(Plotting code records)
──────────

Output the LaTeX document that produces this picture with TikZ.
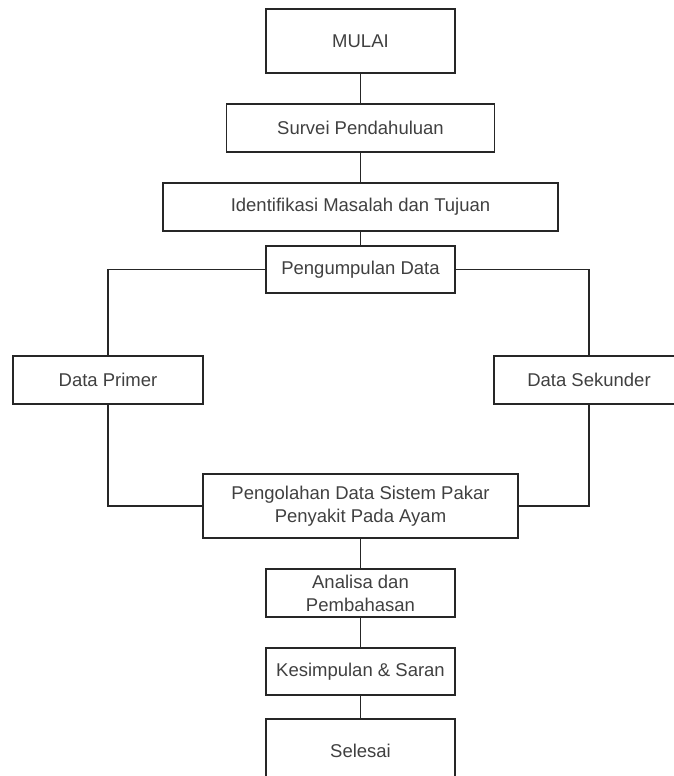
\documentclass[tikz,border=0pt]{standalone}
\usepackage{fontspec}
\setmainfont{Liberation Sans}
\usepackage{tikz}
\usetikzlibrary{calc}
\tikzstyle{proses} = [rectangle, draw=black!85, line width=1.2pt, inner sep=0pt, align=center, text=black!75, minimum width=189pt, minimum height=48pt, font=\fontsize{18.5}{23}\selectfont]
\tikzstyle{garis} = [line width=1.2pt, draw=black!85]

\begin{document}
\begin{tikzpicture}[node distance=80pt]
      \useasboundingbox (-360.5pt,41pt) rectangle (312.5pt,-735pt);
      \node (mulai)[proses, minimum height=64pt]{MULAI};
      \node (survei)[proses, below of=mulai, yshift=-7pt, minimum width=268pt]{Survei Pendahuluan};
      \node (identifikasi)[proses, below of=survei, yshift=1pt, minimum width=395pt]{Identifikasi Masalah dan Tujuan};
      \node (pengumpulan)[proses, below of=identifikasi, yshift=17.5pt, minimum height=47pt]{Pengumpulan Data};
      \node (primer)[proses, below of=pengumpulan, xshift=-252.5pt, yshift=-30.5pt, minimum width=190pt]{Data Primer};
      \node (sekunder)[proses, below of=pengumpulan, xshift=228.5pt, yshift=-30.5pt, minimum width=190pt]{Data Sekunder};
      \node (pengolahan)[proses, below of=pengumpulan, yshift=-156.5pt, minimum width=315pt, minimum height=64pt]{Pengolahan Data Sistem Pakar\\Penyakit Pada Ayam};
      \node (analisa)[proses, below of=pengolahan, yshift=-7pt]{Analisa dan\\Pembahasan};
      \node (kesimpulan)[proses, below of=analisa, yshift=1.5pt, minimum height=47pt]{Kesimpulan \& Saran};
      \node (selesai)[proses, below of=kesimpulan, yshift=0.5pt, minimum height=64pt]{Selesai};
      \draw[garis] (mulai)--(survei);
      \draw[garis] (survei)--(identifikasi);
      \draw[garis] (identifikasi)--(pengumpulan);
      \draw[garis] (pengumpulan.west) -| (primer.north);
      \draw[garis] (pengumpulan.east) -| (sekunder.north);
      \draw[garis] (primer.south) |- (pengolahan.west);
      \draw[garis] (sekunder.south) |- (pengolahan.east);
      \draw[garis] (pengolahan)--(analisa);
      \draw[garis] (analisa)--(kesimpulan);
      \draw[garis] (kesimpulan)--(selesai);
    \end{tikzpicture}
\end{document}
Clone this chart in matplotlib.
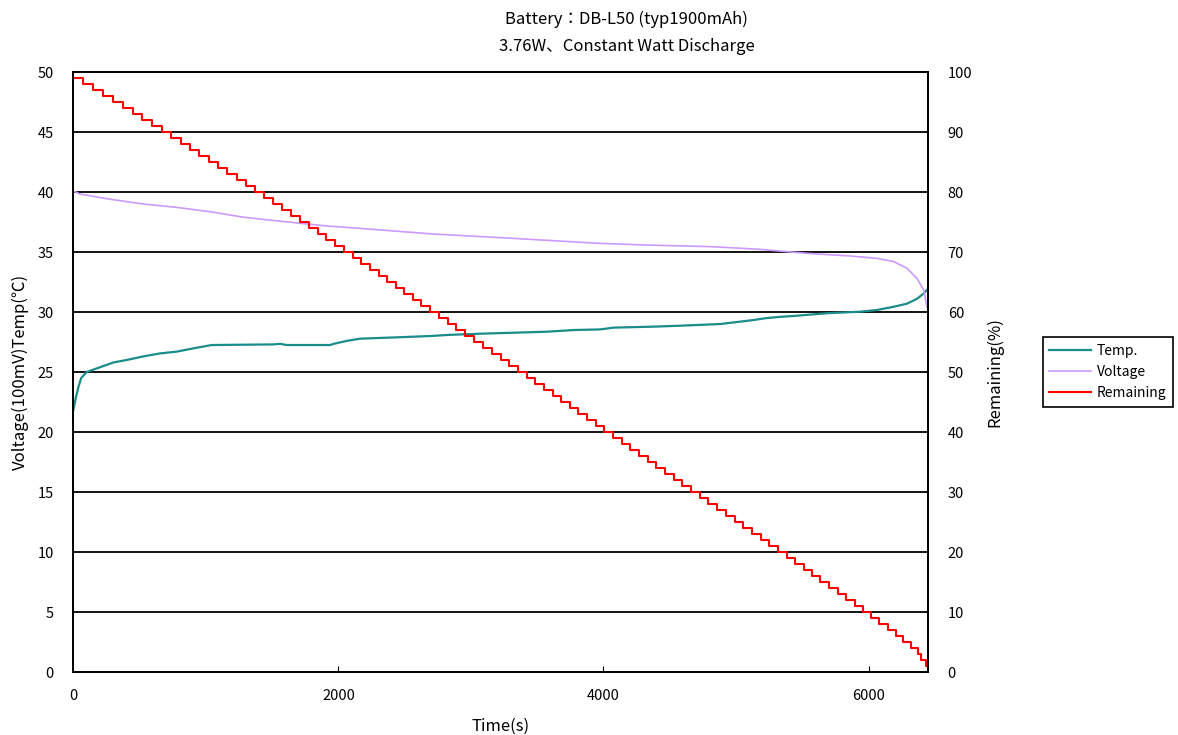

──────────

● Task instructions: Copy nothing but the lines from the first one in the listing through the line with "[line width=1.2pt, draw=black!85]", and omit the pictures.

● Result:
Output the LaTeX document that produces this picture with TikZ.
\documentclass[tikz,border=0pt]{standalone}
\usepackage{fontspec}
\setmainfont{Liberation Sans}
\usepackage{tikz}
\usetikzlibrary{calc}
\tikzstyle{proses} = [rectangle, draw=black!85, line width=1.2pt, inner sep=0pt, align=center, text=black!75, minimum width=189pt, minimum height=48pt, font=\fontsize{18.5}{23}\selectfont]
\tikzstyle{garis} = [line width=1.2pt, draw=black!85]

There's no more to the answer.